A best, he’ll be overwhelmed by your list of complaints and won’t even know where to start with making a difference. At worst, he’ll figure you’re just in a bad mood that’ll pass in a few hours—and promptly do nothing at all.
Instead, focus on a single thing at a time. That way, you give him a clear and easy way to make you a little happier, which is something he should definitely want to do. And whatever else is bothering you can wait until next time.
Avoid bringing up the past
Remember that awful thing he did back in January? Of course you do. But awful though it may have been, bringing it up every time you criticize him or want something done isn’t going to help you get through to him.
No matter what the original topic was, when you start bringing up all his past transgressions the conversation inevitably turns into one about the state of your relationship. That can be a good—and sometimes necessary—conversation to have, but it’s not the kind of argument you want to start every time you ask him to change something small.
So if want to get him to call you when he’s working late or return your text messages more quickly, avoid bringing up that one time two years ago when you just started dating and he showed up twenty minutes late to a date. Instead, focus on the matter at hand.
Avoid emotional confrontations
Yes, it sucks that he didn’t do the dishes. Again. And yes, it’s especially frustrating after you’ve had a long day where absolutely everything at work went wrong, you missed the subway on the way home, and someone spilled coffee on your brand new jacket. You have plenty of reason to be in a terrible mood, and nobody could blame you for wanting to vent a little before getting into bed, pulling the covers over your head, and hiding from the world until everything sucks a little bit less.
Still, right now might not be the best time to try and get him to do more work around the house, because with the way you’re feeling it’ll probably turn into a fight that will make your bad day even more miserable.

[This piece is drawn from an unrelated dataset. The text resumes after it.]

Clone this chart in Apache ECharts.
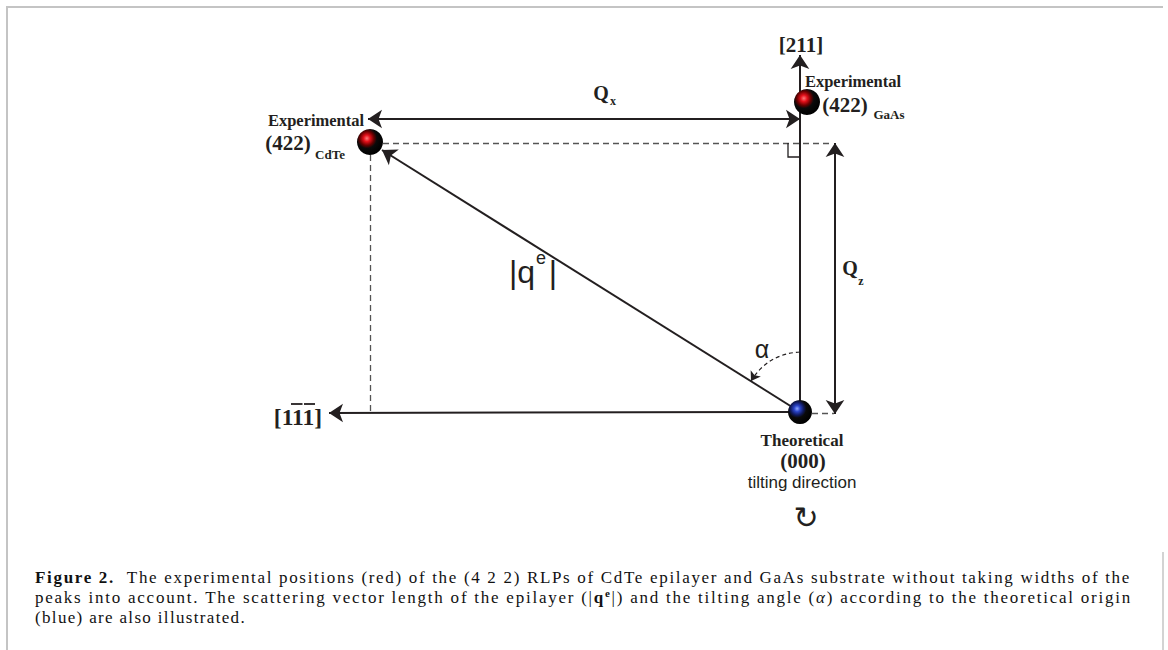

Worse yet, he’ll probably think that your complaints—no matter how valid—are because of your shitty day rather than his shitty housework.
Instead, just ask him for what you need right now (Clean dishes. And ice cream would be nice. Make it chocolate.), and save the real talk for when you’re feeling better. That way, you’ll be able to tell him more effectively about what’s bothering you, and he’ll know that you’re being serious.
Don’t make it personal
Many people respond to criticism by getting defensive, and that’s especially true when you criticize their person rather than their actions. After all, actions are something they can change, but their person is who they are—something they could only change by becoming someone else.
That’s why one of the most important things when offering criticism is to focus on actions rather than personality.
Don’t tell your boyfriend he’s lazy; tell him you want him to take out the trash more often. Don’t tell him he’s inconsiderate; tell him you want him to pay more attention to your feelings. Don’t tell him he’s unreliable… well, you get the idea.
Regardless of the issue, “I think you’re amazing, but that thing you do really bothers me” will always go over better than “Why do you have to be that way?”
Nobody likes confrontations, but sometimes it’s more important to be clear than to be nice.
If something is really bothering you, you have to make sure that he actually understands that it matters to you. Don’t just let him brush it off with a quick half-promise that he’ll forget in an hour, but be clear and concise about what’s bothering you and only end the conversation when you’re sure he’s gotten the message.
Doing that not only ensures that he knows it matters, but also prevents you from having to say the same thing a dozen more times. And while your directness might come as a surprise to him, you can be sure that he’ll prefer it over daily low-level nagging.
When he finally does something you feel he should’ve done a long time ago, your immediate thought might be, “it’s about time!” But tempting though it might be to say just that, doing so will only discourage him from making an effort next time. And conversely, even for something small, showing appreciation will go a long way in convincing him that keeping it up is worth it.
In other words, when your boyfriend does something right, let him know that you appreciate it.
Mind you, I’m not saying you should throw him a party every time he does the dishes, but something as simple as a kiss or a compliment can be a great way to inspire him to keep up the good work.
Listen to him
Finally, communication is a two-way street. If you expect him to listen to you, you’ll need to return the favor.
After all, it’s much easier for him to accept occasional criticism from someone who’s willing to accept criticism herself than from someone who gets defensive at the slightest hint of criticism.